# Opal Diamond Genetics



## lurtz (Mar 21, 2008)

Just want to confirm some genetics in the opal Diamon (phantom x het Russo leucistic) and breeding outcomes.

Ok I know how double gene snakes work like bumblebee and when bred to a normal produce 25% bumblebee, 25% spider, 25% pastel and 25% normal....BUT is it different in opal diamond? Am I right in saying they share the same gene locus and that basically the opal diamond is kind of a super form even though it's 2 seperate genes and that when bred to a normal WOULDN'T produce 25% Opal Diamond, 25% Phantom, 25% Het Russo Leucistic, 25% Normal, and WOULD produce 50% Phantom and 50% Het Russo Leucistic.

Can some one confirm if I'm right or wrong please.


----------



## paulh (Sep 19, 2007)

A list of morphs in the blue-eyed lucy complex includes both phantom and het Russo Leucistic.

The good 'ol blue eyed lucy complex

That means that the minimum difference between an opal diamond ball python and a normal is in one pair of genes.

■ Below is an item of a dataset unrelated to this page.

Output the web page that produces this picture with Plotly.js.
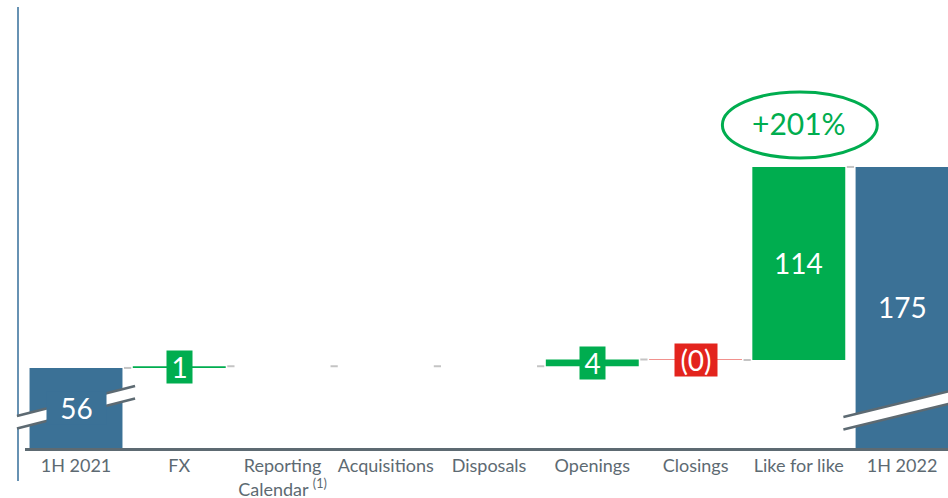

Where a normal ball python has a pair of normal genes, an opal diamond has a gene pair made up of a phantom mutant gene and a Russo Leucistic mutant gene.

In other words, opal diamond and bumblebee work differently. The opal diamond is a visual het. When bred to a normal, an opal diamond WOULDN'T produce 25% Opal Diamond, 25% Phantom, 25% Het Russo Leucistic, 25% Normal. The mating WOULD produce 50% Phantom and 50% Het Russo Leucistic.

Hope that helps.


----------



## lurtz (Mar 21, 2008)

Yea so I was right, brilliant thanks.


----------